The material works as an insulator because glass fibers are poor conductors of heat AND, when fluffed into a blanket, they trap air (also a rather poor conductor of heat) so that convection currents cannot be easily established within the mass of material. The effect is to greatly retard heat flow by either conduction of convection.

Franco
04-26-2014, 18:50
Loft and warmthHere is a comment from Richard Nisley who tests this kind of stuff for a living :
Another way of looking at this issue is to compare a Montbell SS sleeping bag with a Western Mountaineering bag using the same approximate amount of fill. The Western Mountaineering bag will loft more and LOOK warmer but the bags will thermal test the same. That is because the MB SS bags stretch elastic compresses the down fill in the linear 2.5x range.



And :
You can probably find hundreds, if not thousands, of Internet posts which make the statement that the loft of a down garment or bag determines its warmth. My contention is that this is true only if they are using the same fill power and density. You can make a down bag or clothing warmer by increasing its density even if the loft is less.



The second comment from :
http://www.backpackinglight.com/cgi-bin/backpackinglight/forums/thread_display.html?forum_thread_id=12505&startat=26

(loads of charts and formulae there for the gear nerds)

The way I understand this is that indeed if you compress a sleeping bag or a jacket up to (maybe 50% not sure...) because the density of the fill increases you retain most if not all of the insulation you get when the item is fully puffed up.
I think many will relate to the converse too.
That is when you have a very high buffle but with empty spots therefore losing warm air through them.

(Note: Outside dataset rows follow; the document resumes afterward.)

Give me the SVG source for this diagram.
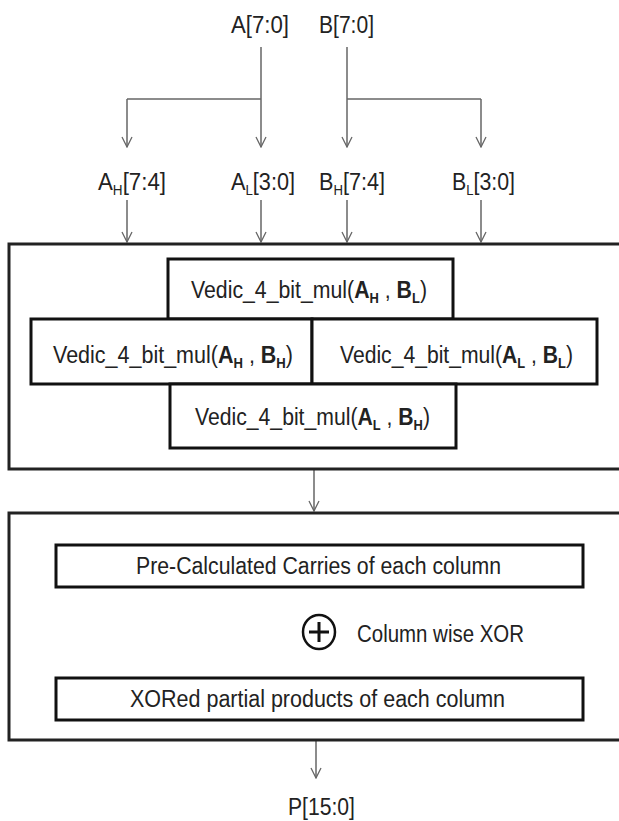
<svg xmlns="http://www.w3.org/2000/svg" width="619" height="821" viewBox="0 0 619 821">
<style>
text{font-family:"Liberation Sans",Arial,sans-serif;fill:#222;}
.lbl{font-size:23px;}
.fn{font-size:23px;}
.b{font-weight:bold;}
.sub{font-size:14px;}
.outer{fill:none;stroke:#222;stroke-width:3;}
.box{fill:#fff;stroke:#111;stroke-width:3;}
.wire{fill:none;stroke:#666;stroke-width:1.5;}
</style>
<defs>
<marker id="arr" markerWidth="14" markerHeight="12" refX="13" refY="6" orient="auto" markerUnits="userSpaceOnUse">
<path d="M3,1 L13,6 L3,11" fill="none" stroke="#666" stroke-width="1.3"/>
</marker>
</defs>
<rect width="619" height="821" fill="#fff"/>

<g id="connectors">
<path class="wire" d="M261,47 V99"/>
<path class="wire" d="M347,47 V99"/>
<path class="wire" d="M127,99 H261"/>
<path class="wire" d="M347,99 H481"/>
<path class="wire" d="M127,99 V147" marker-end="url(#arr)"/>
<path class="wire" d="M261,99 V147" marker-end="url(#arr)"/>
<path class="wire" d="M347,99 V147" marker-end="url(#arr)"/>
<path class="wire" d="M481,99 V147" marker-end="url(#arr)"/>
<path class="wire" d="M127,200 V242" marker-end="url(#arr)"/>
<path class="wire" d="M261,200 V242" marker-end="url(#arr)"/>
<path class="wire" d="M347,200 V242" marker-end="url(#arr)"/>
<path class="wire" d="M481,200 V242" marker-end="url(#arr)"/>
<path class="wire" d="M314,470 V511" marker-end="url(#arr)"/>
<path class="wire" d="M316,741 V778" marker-end="url(#arr)"/>
</g>

<g id="inA"><text class="lbl" x="231" y="33" textLength="58" lengthAdjust="spacingAndGlyphs">A[7:0]</text></g>
<g id="inB"><text class="lbl" x="319" y="33" textLength="55" lengthAdjust="spacingAndGlyphs">B[7:0]</text></g>

<g id="AH"><text class="lbl" x="98" y="190" textLength="68" lengthAdjust="spacingAndGlyphs">A<tspan class="sub" dy="5">H</tspan><tspan dy="-5">[7:4]</tspan></text></g>
<g id="AL"><text class="lbl" x="231" y="190" textLength="64" lengthAdjust="spacingAndGlyphs">A<tspan class="sub" dy="5">L</tspan><tspan dy="-5">[3:0]</tspan></text></g>
<g id="BH"><text class="lbl" x="319" y="190" textLength="66" lengthAdjust="spacingAndGlyphs">B<tspan class="sub" dy="5">H</tspan><tspan dy="-5">[7:4]</tspan></text></g>
<g id="BL"><text class="lbl" x="452" y="190" textLength="63" lengthAdjust="spacingAndGlyphs">B<tspan class="sub" dy="5">L</tspan><tspan dy="-5">[3:0]</tspan></text></g>

<g id="stage1">
<path class="outer" d="M625,244 H9 V469 H625"/>
</g>
<g id="mulAHBL">
<rect class="box" x="168" y="259" width="285" height="60"/>
<text class="fn" x="191" y="298" textLength="236" lengthAdjust="spacingAndGlyphs">Vedic_4_bit_mul(<tspan class="b">A</tspan><tspan class="sub b" dy="5">H</tspan><tspan dy="-5"> , </tspan><tspan class="b">B</tspan><tspan class="sub b" dy="5">L</tspan><tspan dy="-5">)</tspan></text>
</g>
<g id="mulAHBH">
<rect class="box" x="31" y="319" width="281" height="65"/>
<text class="fn" x="53" y="363" textLength="240" lengthAdjust="spacingAndGlyphs">Vedic_4_bit_mul(<tspan class="b">A</tspan><tspan class="sub b" dy="5">H</tspan><tspan dy="-5"> , </tspan><tspan class="b">B</tspan><tspan class="sub b" dy="5">H</tspan><tspan dy="-5">)</tspan></text>
</g>
<g id="mulALBL">
<rect class="box" x="312" y="319" width="285" height="65"/>
<text class="fn" x="340" y="363" textLength="233" lengthAdjust="spacingAndGlyphs">Vedic_4_bit_mul(<tspan class="b">A</tspan><tspan class="sub b" dy="5">L</tspan><tspan dy="-5"> , </tspan><tspan class="b">B</tspan><tspan class="sub b" dy="5">L</tspan><tspan dy="-5">)</tspan></text>
</g>
<g id="mulALBH">
<rect class="box" x="170" y="384" width="286" height="64"/>
<text class="fn" x="195" y="425" textLength="235" lengthAdjust="spacingAndGlyphs">Vedic_4_bit_mul(<tspan class="b">A</tspan><tspan class="sub b" dy="5">L</tspan><tspan dy="-5"> , </tspan><tspan class="b">B</tspan><tspan class="sub b" dy="5">H</tspan><tspan dy="-5">)</tspan></text>
</g>

<g id="stage2">
<path class="outer" d="M625,513 H9 V740 H625"/>
</g>
<g id="carries">
<rect class="box" x="56" y="545" width="527" height="42"/>
<text class="fn" x="136" y="574" textLength="365" lengthAdjust="spacingAndGlyphs">Pre-Calculated Carries of each column</text>
</g>
<g id="xor">
<ellipse cx="319" cy="632" rx="16" ry="17" fill="none" stroke="#111" stroke-width="2.5"/>
<path d="M319,622 V642 M309,632 H329" stroke="#111" stroke-width="3"/>
<text class="fn" x="357" y="642" textLength="167" lengthAdjust="spacingAndGlyphs">Column wise XOR</text>
</g>
<g id="xored">
<rect class="box" x="56" y="678" width="527" height="42"/>
<text class="fn" x="130" y="707" textLength="375" lengthAdjust="spacingAndGlyphs">XORed partial products of each column</text>
</g>

<g id="outP"><text class="lbl" x="288" y="815" textLength="67" lengthAdjust="spacingAndGlyphs">P[15:0]</text></g>
</svg>
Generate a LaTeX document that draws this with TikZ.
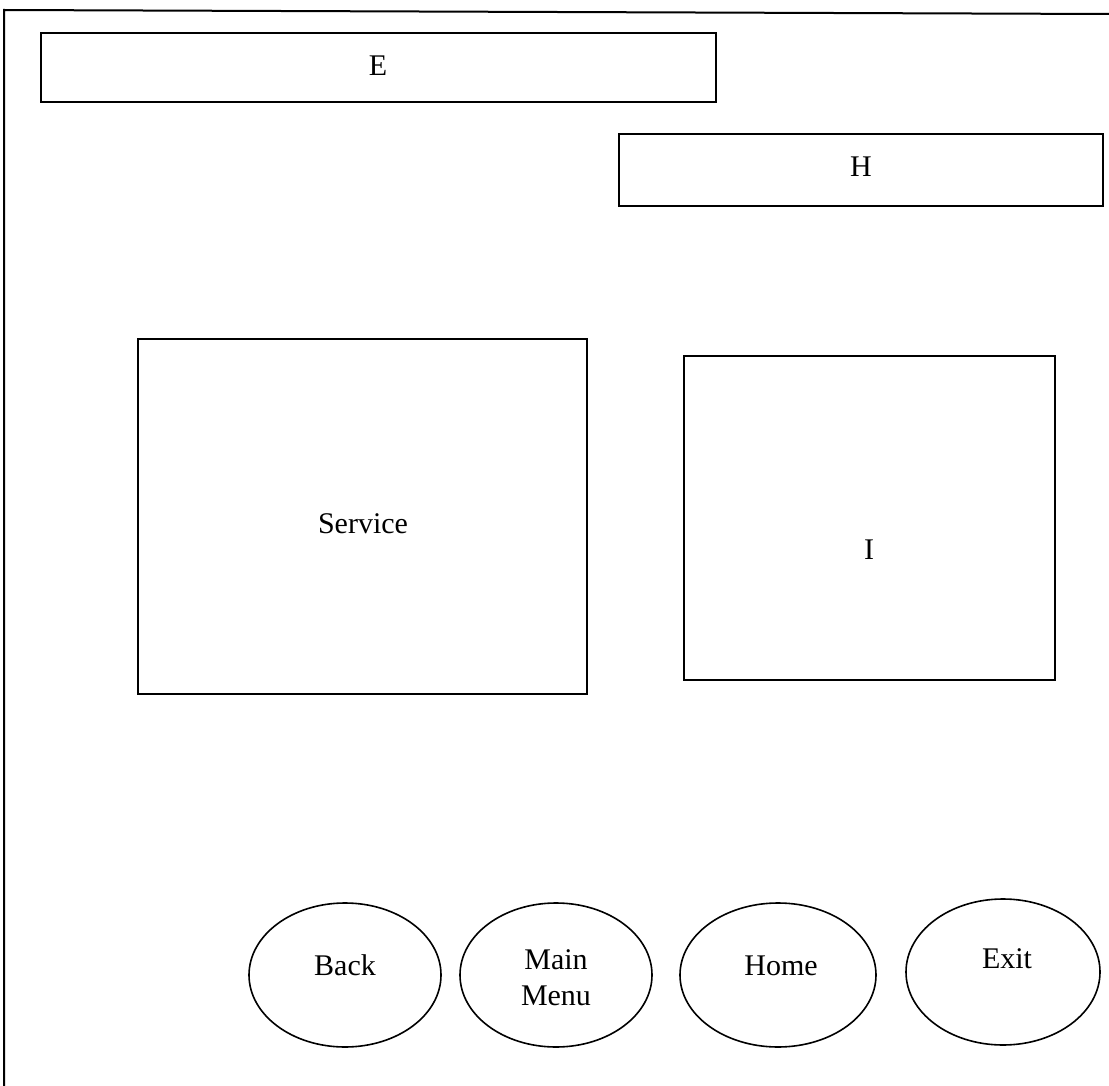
\documentclass[tikz,border=0pt]{standalone}
\usepackage{fontspec}
\setmainfont{Liberation Serif}
\usetikzlibrary{shapes.geometric}
\begin{document}
\begin{tikzpicture}[x=1pt,y=-1pt,
  box/.style={draw,line width=1.8pt},
  btn/.style={draw,line width=1.6pt},
  lbl/.style={font=\fontsize{30}{36}\selectfont,inner sep=0pt,align=center}]
\useasboundingbox (0,0) rectangle (1109,1086);
\draw[line width=2pt] (4,1086) -- (4,10) -- (1109,14);
% boxes
\draw[box] (41,33) rectangle (716,102);
\node[lbl] (e) at (378,66) {E};
\draw[box] (619,134) rectangle (1103,206);
\node[lbl] (h) at (861,167) {H};
\draw[box] (138,339) rectangle (587,694);
\node[lbl] (s) at (363,524) {Service};
\draw[box] (684,356) rectangle (1055,680);
\node[lbl] (i) at (869,550) {I};
% buttons
\draw[btn] (345,975) ellipse [x radius=96, y radius=72];
\node[lbl] (back) at (345,965) {Back};
\draw[btn] (556,975) ellipse [x radius=96, y radius=72];
\node[lbl] (mm) at (556,978) {Main\\Menu};
\draw[btn] (778,975) ellipse [x radius=98, y radius=72];
\node[lbl] (home) at (781,966) {Home};
\draw[btn] (1003,972) ellipse [x radius=97, y radius=73];
\node[lbl] (exit) at (1007,959) {Exit};
\end{tikzpicture}
\end{document}
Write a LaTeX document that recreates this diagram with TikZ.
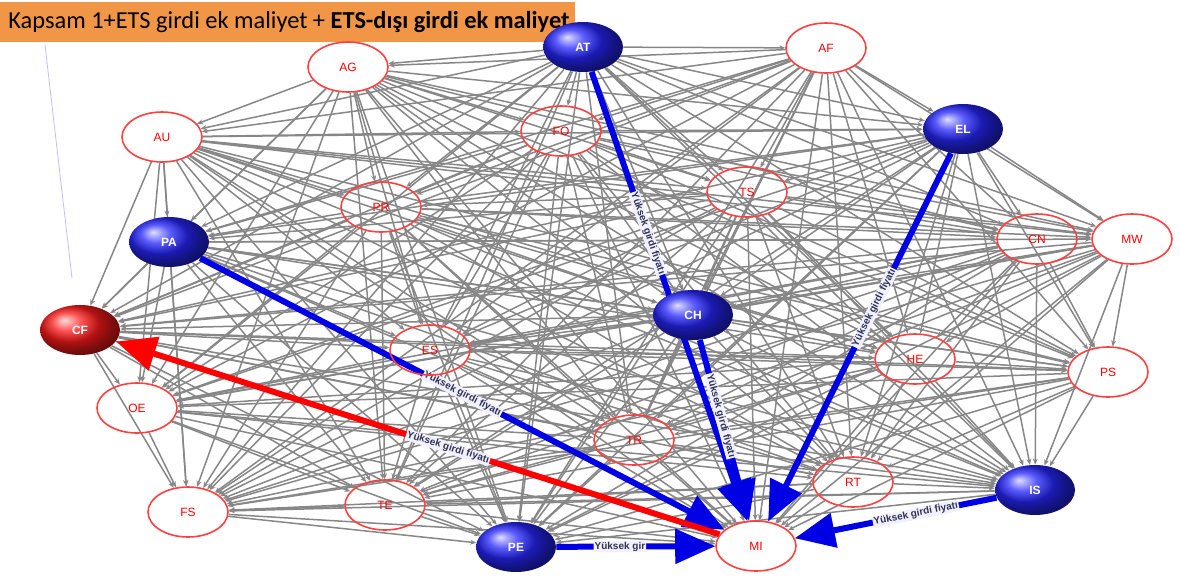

BTW, this is also why my "measure the total loft " bit is a rough rule and why for example the WM 2.5 " loft I posted is close but not the same as the 2.2" from the other chart.

LIhikers
04-28-2014, 00:27
If you search Whiteblaze long enough, and go far enough back in time you'll find a simple math formula that was supposed to give you the temperature rating of using one sleeping bag inside another. That might be of some help to the OP.